▶ _Data lines_
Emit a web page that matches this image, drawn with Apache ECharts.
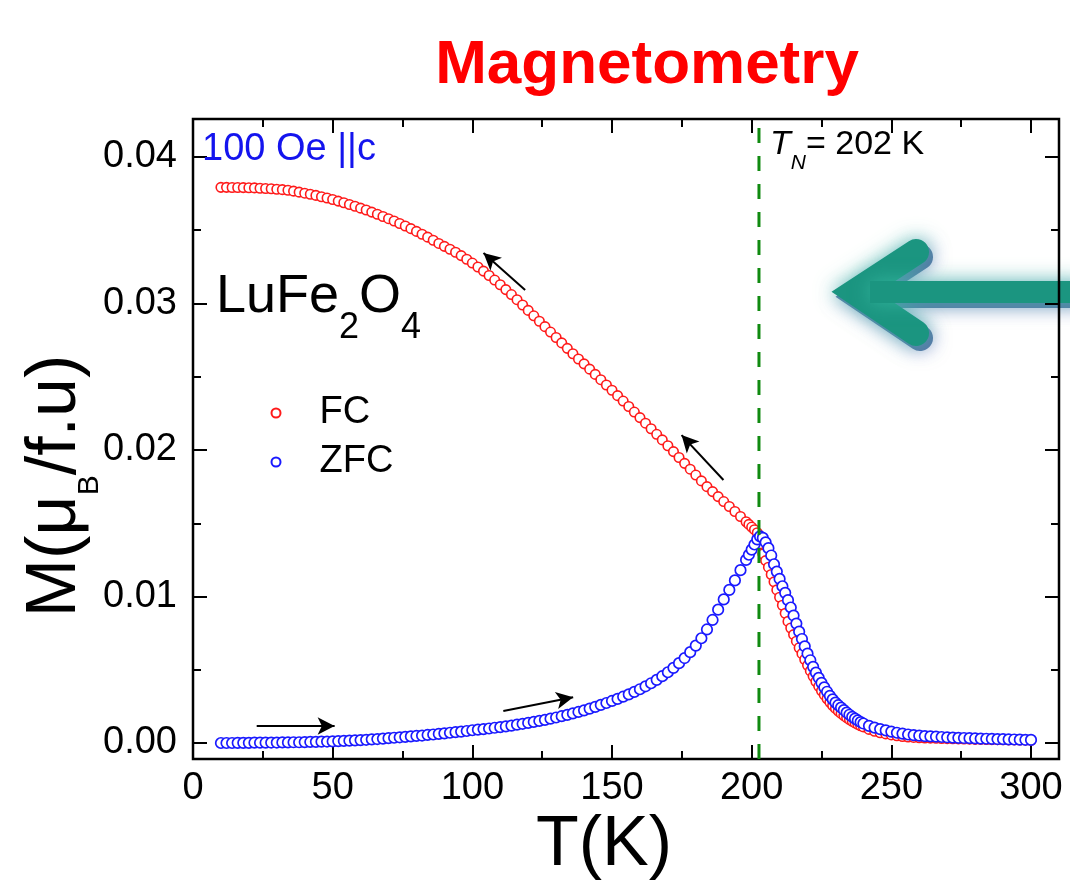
<!DOCTYPE html>
<html><head><meta charset="utf-8">
<script src="https://cdn.jsdelivr.net/npm/echarts@6/dist/echarts.min.js"></script>
<style>html,body{margin:0;padding:0;background:#fff}#c{width:1070px;height:892px}</style>
</head><body><div id="c"></div><script>
const FONT = '"Liberation Sans", Arial, Helvetica, sans-serif';

// Temperature (K)
const temps = [10,12,14,16,18,20,22,24,26,28,30,32,34,36,38,40,42,44,46,48,50,52,54,56,58,60,62,64,66,68,70,72,74,76,78,80,82,84,86,88,90,92,94,96,98,100,102,104,106,108,110,112,114,116,118,120,122,124,126,128,130,132,134,136,138,140,142,144,146,148,150,152,154,156,158,160,162,164,166,168,170,172,174,176,178,180,182,184,186,188,190,192,194,196,198,
199,200,201,202,203,204,205,206,207,208,209,210,211,212,213,214,215,216,217,218,219,220,221,222,223,224,225,226,227,228,229,230,231,232,233,234,235,236,237,238,239,240,
242,244,246,248,250,252,254,256,258,260,262,264,266,268,270,272,274,276,278,280,282,284,286,288,290,292,294,296,298,300];

// FC magnetization, in 10^-3 muB/f.u.
const fcMilli = [37.93,37.93,37.92,37.92,37.91,37.90,37.89,37.87,37.85,37.83,
37.80,37.77,37.73,37.67,37.60,37.53,37.46,37.38,37.29,37.20,
37.10,36.99,36.88,36.76,36.64,36.51,36.38,36.24,36.09,35.94,
35.79,35.63,35.46,35.29,35.11,34.92,34.73,34.53,34.32,34.10,
33.90,33.70,33.50,33.27,33.02,32.76,32.49,32.21,31.91,31.60,
31.28,30.95,30.61,30.26,29.90,29.53,29.16,28.79,28.42,28.05,
27.68,27.31,26.94,26.57,26.21,25.88,25.52,25.16,24.80,24.44,
24.08,23.71,23.34,22.97,22.59,22.21,21.83,21.45,21.07,20.69,
20.29,19.89,19.49,19.09,18.69,18.29,17.89,17.50,17.16,16.82,
16.48,16.14,15.80,15.46,15.10,
14.92,14.74,14.56,14.35,13.60,12.90,12.45,12.00,11.50,11.00,
10.45,9.95,9.40,8.85,8.30,7.85,7.40,6.95,6.50,6.10,
5.70,5.30,4.92,4.55,4.20,3.87,3.56,3.28,3.02,2.78,
2.56,2.36,2.18,2.02,1.87,1.73,1.60,1.48,1.37,1.27,
1.18,1.10,
0.93,0.80,0.70,0.62,0.55,0.49,0.44,0.41,0.38,0.36,
0.34,0.33,0.32,0.31,0.30,0.29,0.28,0.27,0.26,0.25,
0.25,0.24,0.23,0.23,0.22,0.21,0.21,0.20,0.20,0.19];

// ZFC magnetization, in 10^-3 muB/f.u.
const zfcMilli = [0.00,0.00,0.00,0.01,0.01,0.01,0.02,0.02,0.02,0.03,
0.03,0.04,0.04,0.05,0.05,0.06,0.07,0.08,0.09,0.10,
0.11,0.13,0.14,0.16,0.18,0.20,0.22,0.25,0.27,0.30,
0.33,0.36,0.39,0.42,0.45,0.48,0.51,0.55,0.58,0.62,
0.66,0.70,0.74,0.78,0.82,0.87,0.91,0.95,0.99,1.04,
1.08,1.13,1.19,1.25,1.31,1.37,1.44,1.51,1.58,1.66,
1.74,1.83,1.92,2.02,2.12,2.23,2.35,2.47,2.60,2.73,
2.87,3.01,3.16,3.32,3.49,3.67,3.87,4.08,4.31,4.56,
4.83,5.13,5.45,5.80,6.20,6.65,7.15,7.75,8.40,9.10,
9.80,10.45,11.10,11.80,12.50,
12.85,13.20,13.55,13.90,14.10,14.00,13.70,13.30,12.80,12.20,
11.70,11.20,10.70,10.25,9.75,9.25,8.70,8.15,7.60,7.10,
6.60,6.10,5.65,5.20,4.80,4.45,4.10,3.80,3.50,3.22,
2.98,2.76,2.58,2.42,2.25,2.08,1.93,1.79,1.66,1.54,
1.43,1.33,
1.17,1.05,0.95,0.86,0.78,0.70,0.64,0.58,0.54,0.50,
0.47,0.45,0.43,0.41,0.39,0.37,0.35,0.34,0.33,0.31,
0.30,0.29,0.28,0.27,0.26,0.25,0.24,0.23,0.22,0.21];

// Axis ticks
const xTickValues = [0, 50, 100, 150, 200, 250, 300];
const yTickLabels = ['0.00', '0.01', '0.02', '0.03', '0.04'];
const xFrame = [0, 310];
const yFrame = [-0.0011, 0.0426];

// Neel temperature marker
const tN = 202.6;

// Direction arrows [T_from, M_from(1e-3), T_to, M_to(1e-3)]
const arrows = [[118.9, 30.92, 104.0, 33.45], [189.9, 17.95, 174.9, 21.02], [22.8, 1.16, 50.7, 1.16], [111.1, 2.18, 136.1, 3.12]];

const fcData = temps.map((t, i) => [t, fcMilli[i] / 1000]);
const zfcData = temps.map((t, i) => [t, zfcMilli[i] / 1000]);

const tickStyle = { color: '#000', width: 2 };
function xAxisTicks(extra) {
  return Object.assign({
    type: 'value', gridIndex: 0, min: xTickValues[0], max: xTickValues[xTickValues.length - 1], interval: 50,
    axisLine: { show: false, onZero: false }, splitLine: { show: false },
    axisTick: { show: true, inside: true, length: 14, lineStyle: tickStyle },
    minorTick: { show: true, splitNumber: 2, length: 8, lineStyle: tickStyle },
    axisLabel: { show: false }
  }, extra);
}
function yAxisTicks(extra) {
  return Object.assign({
    type: 'value', gridIndex: 0, min: 0, max: 0.04, interval: 0.01,
    axisLine: { show: false, onZero: false }, splitLine: { show: false },
    axisTick: { show: true, inside: true, length: 14, lineStyle: tickStyle },
    minorTick: { show: true, splitNumber: 2, length: 8, lineStyle: tickStyle },
    axisLabel: { show: false }
  }, extra);
}

const chart = echarts.init(document.getElementById('c'), null, { renderer: 'canvas' });

const arrowColor = '#1b9580';
const option = {
  animation: false,
  backgroundColor: '#fff',
  grid: [
    { left: 193, right: 39, top: 157, bottom: 149, show: false, containLabel: false, outerBoundsMode: 'none' },
    { left: 193, right: 11, top: 119, bottom: 133, show: true, borderColor: '#000', borderWidth: 2.5, backgroundColor: 'transparent', containLabel: false, outerBoundsMode: 'none' }
  ],
  xAxis: [
    xAxisTicks({ position: 'bottom', offset: 16, axisLabel: { show: true, fontSize: 38, fontFamily: FONT, color: '#000', margin: 11, formatter: v => xTickValues.includes(v) ? String(v) : '' } }),
    xAxisTicks({ position: 'top', offset: 38 }),
    { type: 'value', gridIndex: 1, min: xFrame[0], max: xFrame[1], show: false, axisLine: { onZero: false } }
  ],
  yAxis: [
    yAxisTicks({ position: 'left', offset: 0, axisLabel: { show: true, fontSize: 38, fontFamily: FONT, color: '#000', margin: 16, formatter: v => yTickLabels[Math.round(v * 100)] || '' } }),
    yAxisTicks({ position: 'right', offset: 28 }),
    { type: 'value', gridIndex: 1, min: yFrame[0], max: yFrame[1], show: false, axisLine: { onZero: false } }
  ],
  legend: {
    show: true, orient: 'vertical', left: 270.5, top: 394, padding: 0,
    itemWidth: 9, itemHeight: 9, itemGap: 11, selectedMode: false,
    data: ['FC', 'ZFC'],
    textStyle: { fontSize: 38, fontFamily: FONT, color: '#000', lineHeight: 38, padding: [0, 0, 0, 34] }
  },
  series: [
    {
      name: 'FC', type: 'scatter', xAxisIndex: 0, yAxisIndex: 0, data: fcData, clip: false,
      symbol: 'circle', symbolSize: 9.5,
      itemStyle: { color: '#fff', borderColor: '#ff1a1a', borderWidth: 1.6, opacity: 1 },
      z: 2,
      markLine: {
        silent: true, symbol: ['none', 'arrow'], symbolSize: [13, 17],
        lineStyle: { color: '#000', width: 2, type: 'solid' },
        label: { show: false },
        emphasis: { disabled: true },
        data: arrows.map(a => [{ coord: [a[0], a[1] / 1000] }, { coord: [a[2], a[3] / 1000] }])
      }
    },
    {
      name: 'ZFC', type: 'scatter', xAxisIndex: 0, yAxisIndex: 0, data: zfcData, clip: false,
      symbol: 'circle', symbolSize: 10.5,
      itemStyle: { color: '#fff', borderColor: '#1a1aff', borderWidth: 1.7, opacity: 1 },
      z: 2
    },
    {
      name: 'TN', type: 'line', xAxisIndex: 2, yAxisIndex: 2, clip: false,
      data: [[tN, yFrame[0]], [tN, yFrame[1]]], symbol: 'none', silent: true,
      lineStyle: { color: '#108a10', width: 3, type: [15, 13] },
      z: 3
    }
  ],
  graphic: [
    // decorative teal arrow (behind the frame)
    { type: 'polyline', z: -1, x: 4, y: 5, shape: { points: [[916, 252], [855, 292], [916, 333]] },
      style: { fill: null, stroke: '#5a74a8', lineWidth: 26, lineCap: 'round', lineJoin: 'miter', shadowBlur: 18, shadowColor: 'rgba(150,120,210,0.6)' } },
    { type: 'line', z: -1, x: 4, y: 5, shape: { x1: 870, y1: 292, x2: 1085, y2: 292 },
      style: { stroke: '#5a74a8', lineWidth: 22, shadowBlur: 18, shadowColor: 'rgba(150,120,210,0.6)' } },
    { type: 'polyline', z: -1, shape: { points: [[916, 252], [855, 292], [916, 333]] },
      style: { fill: null, stroke: arrowColor, lineWidth: 26, lineCap: 'round', lineJoin: 'miter', shadowBlur: 20, shadowColor: 'rgba(60,190,165,0.75)' } },
    { type: 'line', z: -1, shape: { x1: 870, y1: 292, x2: 1085, y2: 292 },
      style: { stroke: arrowColor, lineWidth: 22, shadowBlur: 20, shadowColor: 'rgba(60,190,165,0.75)' } },
    // title
    { type: 'text', x: 647, y: 66, z: 10,
      style: { text: 'Magnetometry', fontSize: 62, fontWeight: 'bold', fontFamily: FONT, fill: '#ff0000', align: 'center', verticalAlign: 'middle' } },
    // field label
    { type: 'text', x: 202, y: 150, z: 10,
      style: { text: '100 Oe ||c', fontSize: 38, fontFamily: FONT, fill: '#1414ee', align: 'left', verticalAlign: 'middle' } },
    // compound
    { type: 'text', x: 216, y: 297, z: 10,
      style: { text: '{n|LuFe}{s|2}{n|O}{s|4}', align: 'left', verticalAlign: 'middle',
        rich: { n: { fontSize: 54, fontFamily: FONT, fill: '#000' }, s: { fontSize: 36, fontFamily: FONT, fill: '#000', padding: [62, 0, 0, 0] } } } },
    // T_N label
    { type: 'text', x: 770, y: 145, z: 10,
      style: { text: '{t|T}{s|N}{n|= 202 K}', align: 'left', verticalAlign: 'middle',
        rich: { t: { fontSize: 34, fontStyle: 'italic', fontFamily: FONT, fill: '#000' },
                s: { fontSize: 21, fontStyle: 'italic', fontFamily: FONT, fill: '#000', padding: [36, 0, 0, 0] },
                n: { fontSize: 34, fontFamily: FONT, fill: '#000' } } } },
    // x axis title
    { type: 'text', x: 604, y: 846, z: 10,
      style: { text: 'T(K)', fontSize: 70, fontFamily: FONT, fill: '#000', align: 'center', verticalAlign: 'middle' } },
    // y axis title
    { type: 'text', x: 56, y: 486, rotation: Math.PI / 2, z: 10,
      style: { text: '{n|M(μ}{s|B}{n|/f.u)}', align: 'center', verticalAlign: 'middle',
        rich: { n: { fontSize: 70, fontFamily: FONT, fill: '#000' }, s: { fontSize: 30, fontFamily: FONT, fill: '#000', padding: [68, 0, 0, 0] } } } }
  ]
};
chart.setOption(option);
</script></body></html>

▶ _The problem_
Repeat the lines of the listing above verbatim, beginning at its first line and ending at the line containing "Arial, Helvetica, sans-serif';", which is included. Omit pictures.

▶ _Output below_
Emit a web page that matches this image, drawn with Apache ECharts.
<!DOCTYPE html>
<html><head><meta charset="utf-8">
<script src="https://cdn.jsdelivr.net/npm/echarts@6/dist/echarts.min.js"></script>
<style>html,body{margin:0;padding:0;background:#fff}#c{width:1070px;height:892px}</style>
</head><body><div id="c"></div><script>
const FONT = '"Liberation Sans", Arial, Helvetica, sans-serif';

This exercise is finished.